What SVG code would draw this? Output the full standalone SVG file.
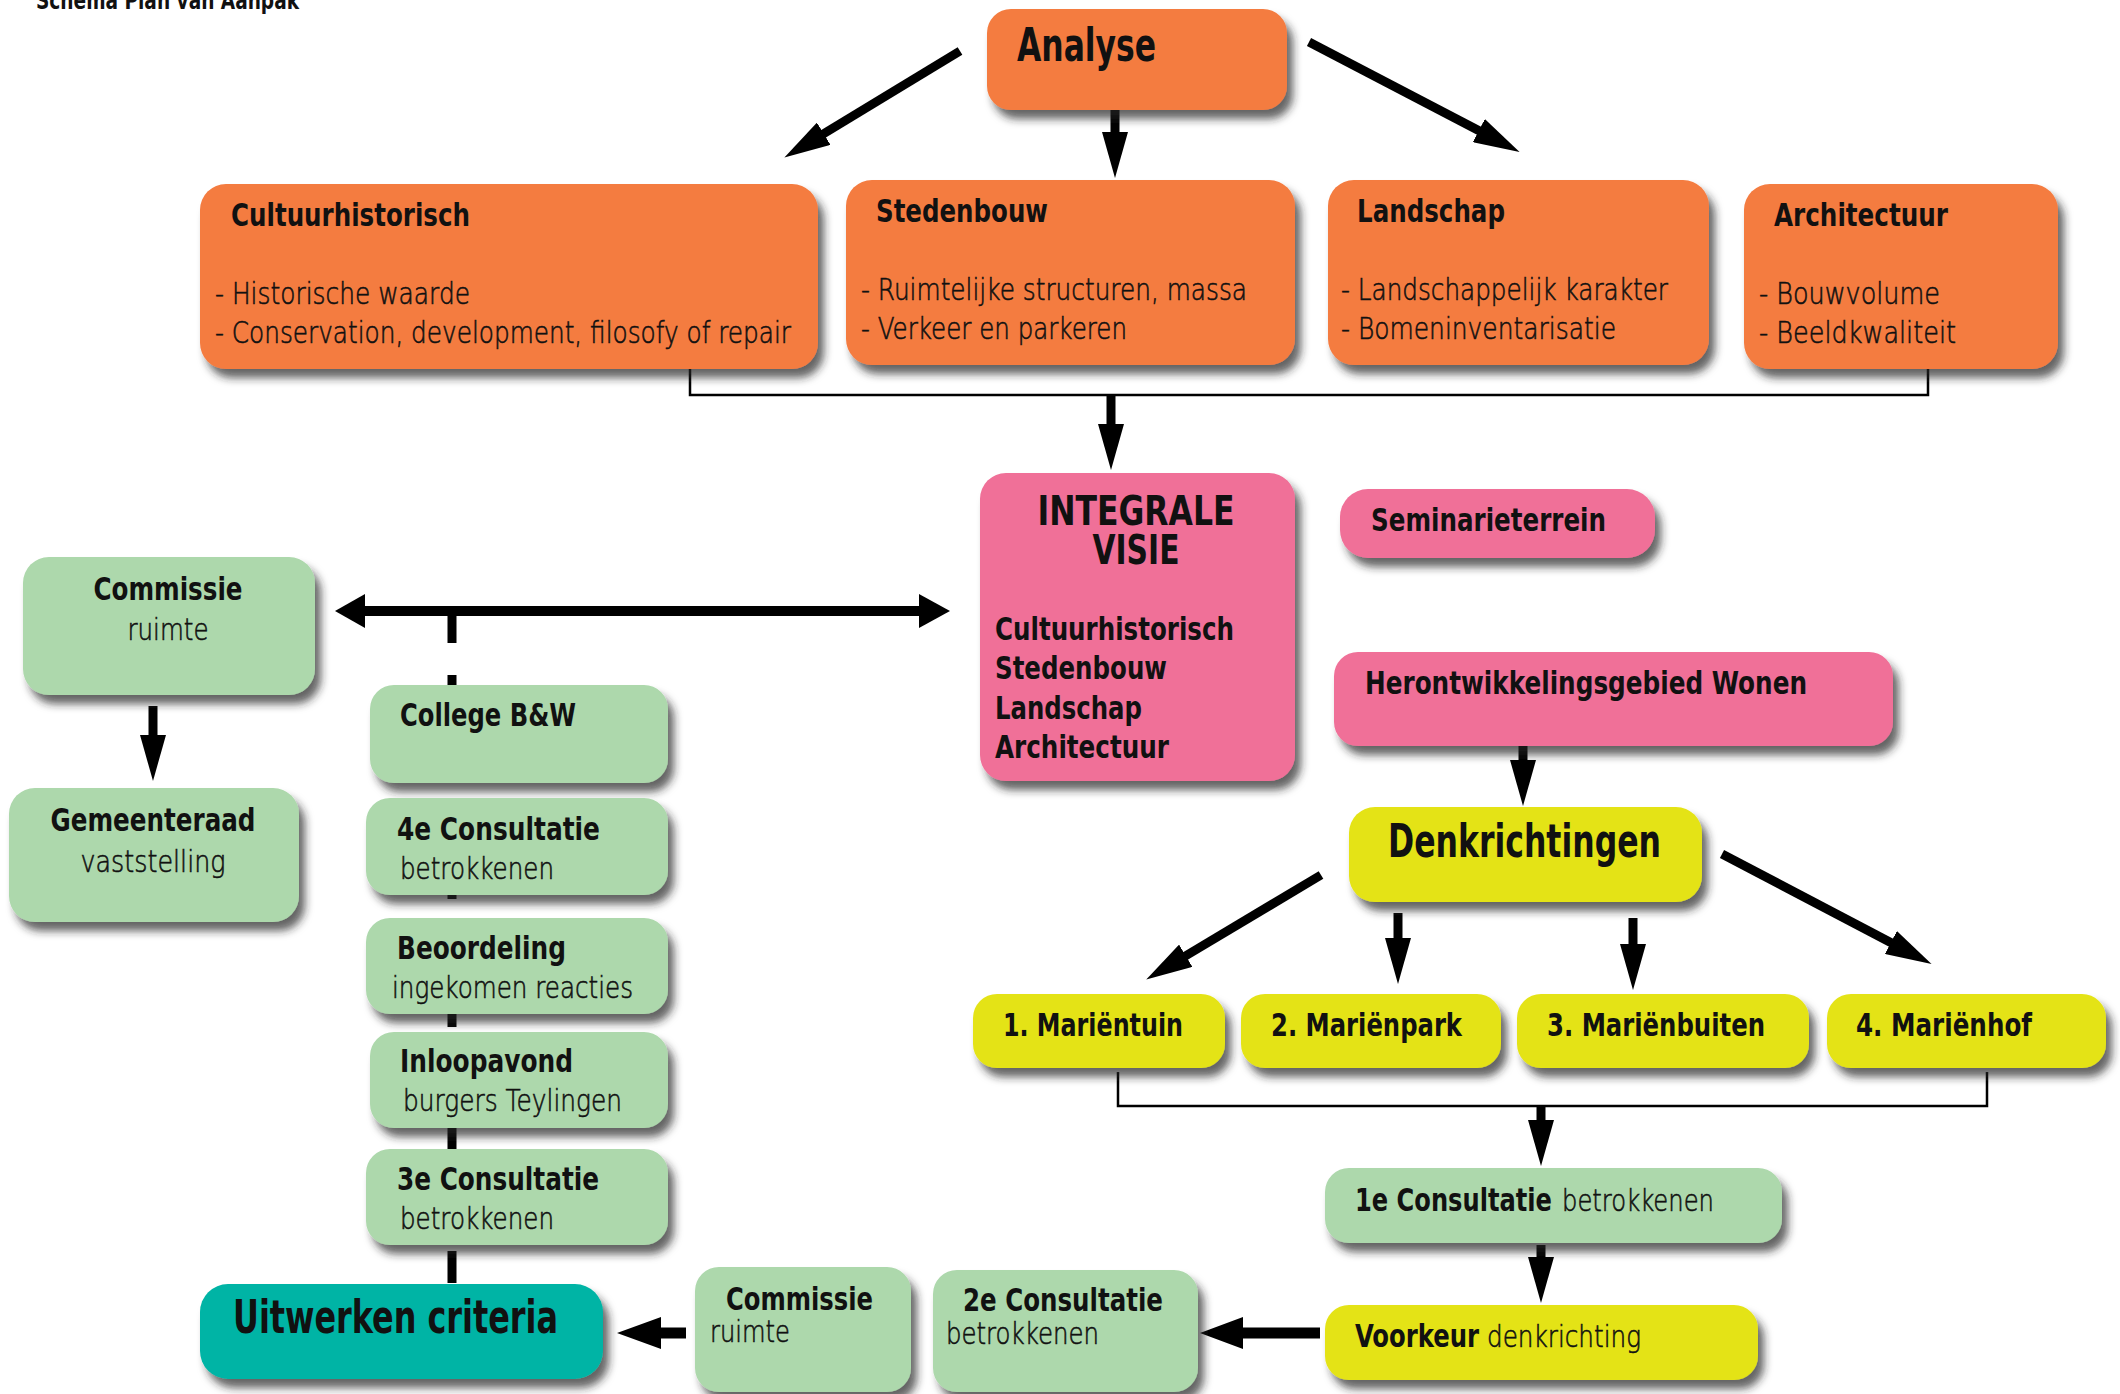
<svg xmlns="http://www.w3.org/2000/svg" width="2120" height="1394" viewBox="0 0 2120 1394">
<defs>
<filter id="sh" x="-10%" y="-10%" width="130%" height="140%">
<feDropShadow dx="6" dy="9" stdDeviation="4" flood-color="#222" flood-opacity="0.7"/>
</filter>
<marker id="ah" markerUnits="userSpaceOnUse" markerWidth="46" markerHeight="26" refX="16" refY="13" orient="auto">
<path d="M0,0 L46,13 L0,26 Z" fill="#000"/>
</marker>
<style>
.o{fill:#F47C40;filter:url(#sh)}
.p{fill:#F07098;filter:url(#sh)}
.g{fill:#ADD8AC;filter:url(#sh)}
.y{fill:#E4E316;filter:url(#sh)}
.t{fill:#00B4A5;filter:url(#sh)}
text{fill:#111}
.b{font-family:"DejaVu Sans",sans-serif;font-weight:bold;font-stretch:condensed;font-size:32px}
.l{font-family:"DejaVu Sans",sans-serif;font-weight:200;font-size:30px;stroke:#111;stroke-width:0.6}
.big{font-size:46px}
.c{text-anchor:middle}
.thin{fill:none;stroke:#000;stroke-width:2.5}
.arr{fill:none;stroke:#000;stroke-width:9;marker-end:url(#ah)}
</style>
</defs>
<rect width="2120" height="1394" fill="#fff"/>
<text class="b" x="36" y="9" textLength="263" lengthAdjust="spacingAndGlyphs" style="font-size:24px">Schema Plan van Aanpak</text>

<g id="connectors">
<line class="arr" x1="960" y1="51" x2="810" y2="142"/>
<line class="arr" x1="1115" y1="110" x2="1115" y2="148"/>
<line class="arr" x1="1309" y1="42" x2="1493" y2="138"/>
<path class="thin" d="M690,362 V395 H1928 V362"/>
<line class="arr" x1="1111" y1="395" x2="1111" y2="440"/>
<path d="M452,611 V1284" fill="none" stroke="#000" stroke-width="9" stroke-dasharray="32 32"/>
<path d="M362,611 H922" fill="none" stroke="#000" stroke-width="10"/>
<polygon points="335,611 365,594 365,628" fill="#000"/>
<polygon points="950,611 919,594 919,628" fill="#000"/>
<line class="arr" x1="153" y1="706" x2="153" y2="751"/>
<line class="arr" x1="1523" y1="746" x2="1523" y2="776"/>
<line class="arr" x1="1321" y1="875" x2="1172" y2="964"/>
<line class="arr" x1="1398" y1="913" x2="1398" y2="954"/>
<line class="arr" x1="1633" y1="918" x2="1633" y2="960"/>
<line class="arr" x1="1722" y1="854" x2="1905" y2="950"/>
<path class="thin" d="M1118,1072 V1106 H1987 V1072"/>
<line class="arr" x1="1541" y1="1106" x2="1541" y2="1136"/>
<line class="arr" x1="1541" y1="1245" x2="1541" y2="1273"/>
<path d="M1320,1333 H1240" fill="none" stroke="#000" stroke-width="11"/>
<polygon points="1200,1333 1243,1317 1243,1349" fill="#000"/>
<path d="M686,1333 H655" fill="none" stroke="#000" stroke-width="11"/>
<polygon points="617,1333 661,1317 661,1349" fill="#000"/>
</g>

<g id="analyse"><rect class="o" x="987" y="9" width="300" height="101" rx="24"/>
<text class="b big" x="1017" y="61" textLength="139" lengthAdjust="spacingAndGlyphs">Analyse</text></g>

<g id="cultuurhistorisch"><rect class="o" x="200" y="184" width="618" height="185" rx="26"/>
<text class="b" x="231" y="226" textLength="239" lengthAdjust="spacingAndGlyphs">Cultuurhistorisch</text>
<text class="l" x="215" y="304" textLength="255" lengthAdjust="spacingAndGlyphs">- Historische waarde</text>
<text class="l" x="215" y="343" textLength="576" lengthAdjust="spacingAndGlyphs">- Conservation, development, filosofy of repair</text></g>

<g id="stedenbouw"><rect class="o" x="846" y="180" width="449" height="185" rx="26"/>
<text class="b" x="876" y="222" textLength="172" lengthAdjust="spacingAndGlyphs">Stedenbouw</text>
<text class="l" x="861" y="300" textLength="386" lengthAdjust="spacingAndGlyphs">- Ruimtelijke structuren, massa</text>
<text class="l" x="861" y="339" textLength="266" lengthAdjust="spacingAndGlyphs">- Verkeer en parkeren</text></g>

<g id="landschap"><rect class="o" x="1328" y="180" width="381" height="185" rx="26"/>
<text class="b" x="1357" y="222" textLength="148" lengthAdjust="spacingAndGlyphs">Landschap</text>
<text class="l" x="1341" y="300" textLength="327" lengthAdjust="spacingAndGlyphs">- Landschappelijk karakter</text>
<text class="l" x="1341" y="339" textLength="275" lengthAdjust="spacingAndGlyphs">- Bomeninventarisatie</text></g>

<g id="architectuur"><rect class="o" x="1744" y="184" width="314" height="185" rx="26"/>
<text class="b" x="1774" y="226" textLength="174" lengthAdjust="spacingAndGlyphs">Architectuur</text>
<text class="l" x="1759" y="304" textLength="181" lengthAdjust="spacingAndGlyphs">- Bouwvolume</text>
<text class="l" x="1759" y="343" textLength="197" lengthAdjust="spacingAndGlyphs">- Beeldkwaliteit</text></g>

<g id="integrale-visie"><rect class="p" x="980" y="473" width="315" height="308" rx="26"/>
<text class="b c" x="1136" y="525" style="font-size:40px" textLength="197" lengthAdjust="spacingAndGlyphs">INTEGRALE</text>
<text class="b c" x="1136" y="564" style="font-size:40px" textLength="87" lengthAdjust="spacingAndGlyphs">VISIE</text>
<text class="b" x="995" y="640" textLength="239" lengthAdjust="spacingAndGlyphs">Cultuurhistorisch</text>
<text class="b" x="995" y="679" textLength="172" lengthAdjust="spacingAndGlyphs">Stedenbouw</text>
<text class="b" x="995" y="719" textLength="147" lengthAdjust="spacingAndGlyphs">Landschap</text>
<text class="b" x="995" y="758" textLength="174" lengthAdjust="spacingAndGlyphs">Architectuur</text></g>

<g id="seminarieterrein"><rect class="p" x="1340" y="489" width="315" height="69" rx="28"/>
<text class="b" x="1371" y="531" textLength="235" lengthAdjust="spacingAndGlyphs">Seminarieterrein</text></g>

<g id="herontwikkelingsgebied"><rect class="p" x="1334" y="652" width="559" height="94" rx="24"/>
<text class="b" x="1365" y="694" textLength="442" lengthAdjust="spacingAndGlyphs">Herontwikkelingsgebied Wonen</text></g>

<g id="denkrichtingen"><rect class="y" x="1349" y="807" width="353" height="95" rx="26"/>
<text class="b big" x="1388" y="857" textLength="273" lengthAdjust="spacingAndGlyphs">Denkrichtingen</text></g>

<g id="marientuin"><rect class="y" x="973" y="994" width="252" height="74" rx="24"/>
<text class="b" x="1003" y="1036" textLength="180" lengthAdjust="spacingAndGlyphs">1. Mariëntuin</text></g>
<g id="marienpark"><rect class="y" x="1241" y="994" width="260" height="74" rx="24"/>
<text class="b" x="1271" y="1036" textLength="191" lengthAdjust="spacingAndGlyphs">2. Mariënpark</text></g>
<g id="marienbuiten"><rect class="y" x="1517" y="994" width="292" height="74" rx="24"/>
<text class="b" x="1547" y="1036" textLength="218" lengthAdjust="spacingAndGlyphs">3. Mariënbuiten</text></g>
<g id="marienhof"><rect class="y" x="1827" y="994" width="279" height="74" rx="24"/>
<text class="b" x="1856" y="1036" textLength="176" lengthAdjust="spacingAndGlyphs">4. Mariënhof</text></g>

<g id="consultatie1"><rect class="g" x="1325" y="1168" width="457" height="75" rx="24"/>
<text class="b" x="1355" y="1211" textLength="197" lengthAdjust="spacingAndGlyphs">1e Consultatie</text>
<text class="l" x="1562" y="1211" textLength="152" lengthAdjust="spacingAndGlyphs">betrokkenen</text></g>

<g id="voorkeur"><rect class="y" x="1325" y="1305" width="433" height="75" rx="24"/>
<text class="b" x="1355" y="1347" textLength="124" lengthAdjust="spacingAndGlyphs">Voorkeur</text>
<text class="l" x="1487" y="1347" textLength="154" lengthAdjust="spacingAndGlyphs">denkrichting</text></g>

<g id="consultatie2"><rect class="g" x="933" y="1270" width="265" height="122" rx="24"/>
<text class="b" x="963" y="1311" textLength="200" lengthAdjust="spacingAndGlyphs">2e Consultatie</text>
<text class="l" x="946" y="1344" textLength="153" lengthAdjust="spacingAndGlyphs">betrokkenen</text></g>

<g id="commissie-onder"><rect class="g" x="695" y="1267" width="216" height="125" rx="24"/>
<text class="b" x="726" y="1310" textLength="147" lengthAdjust="spacingAndGlyphs">Commissie</text>
<text class="l" x="710" y="1342" textLength="80" lengthAdjust="spacingAndGlyphs">ruimte</text></g>

<g id="uitwerken"><rect class="t" x="200" y="1284" width="403" height="95" rx="28"/>
<text class="b big" x="233" y="1333" textLength="325" lengthAdjust="spacingAndGlyphs">Uitwerken criteria</text></g>

<g id="commissie-boven"><rect class="g" x="23" y="557" width="292" height="138" rx="26"/>
<text class="b c" x="168" y="600" textLength="149" lengthAdjust="spacingAndGlyphs">Commissie</text>
<text class="l c" x="168" y="640" textLength="81" lengthAdjust="spacingAndGlyphs">ruimte</text></g>

<g id="gemeenteraad"><rect class="g" x="9" y="788" width="290" height="134" rx="26"/>
<text class="b c" x="153" y="831" textLength="205" lengthAdjust="spacingAndGlyphs">Gemeenteraad</text>
<text class="l c" x="153" y="872" textLength="145" lengthAdjust="spacingAndGlyphs">vaststelling</text></g>

<g id="college"><rect class="g" x="370" y="685" width="298" height="98" rx="24"/>
<text class="b" x="400" y="726" textLength="176" lengthAdjust="spacingAndGlyphs">College B&amp;W</text></g>

<g id="consultatie4"><rect class="g" x="366" y="798" width="302" height="97" rx="24"/>
<text class="b" x="397" y="840" textLength="203" lengthAdjust="spacingAndGlyphs">4e Consultatie</text>
<text class="l" x="400" y="879" textLength="154" lengthAdjust="spacingAndGlyphs">betrokkenen</text></g>

<g id="beoordeling"><rect class="g" x="366" y="918" width="302" height="96" rx="24"/>
<text class="b" x="397" y="959" textLength="169" lengthAdjust="spacingAndGlyphs">Beoordeling</text>
<text class="l" x="392" y="998" textLength="241" lengthAdjust="spacingAndGlyphs">ingekomen reacties</text></g>

<g id="inloopavond"><rect class="g" x="370" y="1032" width="298" height="96" rx="24"/>
<text class="b" x="400" y="1072" textLength="173" lengthAdjust="spacingAndGlyphs">Inloopavond</text>
<text class="l" x="403" y="1111" textLength="219" lengthAdjust="spacingAndGlyphs">burgers Teylingen</text></g>

<g id="consultatie3"><rect class="g" x="366" y="1149" width="302" height="96" rx="24"/>
<text class="b" x="397" y="1190" textLength="202" lengthAdjust="spacingAndGlyphs">3e Consultatie</text>
<text class="l" x="400" y="1229" textLength="154" lengthAdjust="spacingAndGlyphs">betrokkenen</text></g>
</svg>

· · · ·

### [What you need to do]
Extract the lines exactly, please: the first line of the listing, the line with "Plan van Aanpak</text>", and every line between them, but no pictures.

### [Final result]
What SVG code would draw this? Output the full standalone SVG file.
<svg xmlns="http://www.w3.org/2000/svg" width="2120" height="1394" viewBox="0 0 2120 1394">
<defs>
<filter id="sh" x="-10%" y="-10%" width="130%" height="140%">
<feDropShadow dx="6" dy="9" stdDeviation="4" flood-color="#222" flood-opacity="0.7"/>
</filter>
<marker id="ah" markerUnits="userSpaceOnUse" markerWidth="46" markerHeight="26" refX="16" refY="13" orient="auto">
<path d="M0,0 L46,13 L0,26 Z" fill="#000"/>
</marker>
<style>
.o{fill:#F47C40;filter:url(#sh)}
.p{fill:#F07098;filter:url(#sh)}
.g{fill:#ADD8AC;filter:url(#sh)}
.y{fill:#E4E316;filter:url(#sh)}
.t{fill:#00B4A5;filter:url(#sh)}
text{fill:#111}
.b{font-family:"DejaVu Sans",sans-serif;font-weight:bold;font-stretch:condensed;font-size:32px}
.l{font-family:"DejaVu Sans",sans-serif;font-weight:200;font-size:30px;stroke:#111;stroke-width:0.6}
.big{font-size:46px}
.c{text-anchor:middle}
.thin{fill:none;stroke:#000;stroke-width:2.5}
.arr{fill:none;stroke:#000;stroke-width:9;marker-end:url(#ah)}
</style>
</defs>
<rect width="2120" height="1394" fill="#fff"/>
<text class="b" x="36" y="9" textLength="263" lengthAdjust="spacingAndGlyphs" style="font-size:24px">Schema Plan van Aanpak</text>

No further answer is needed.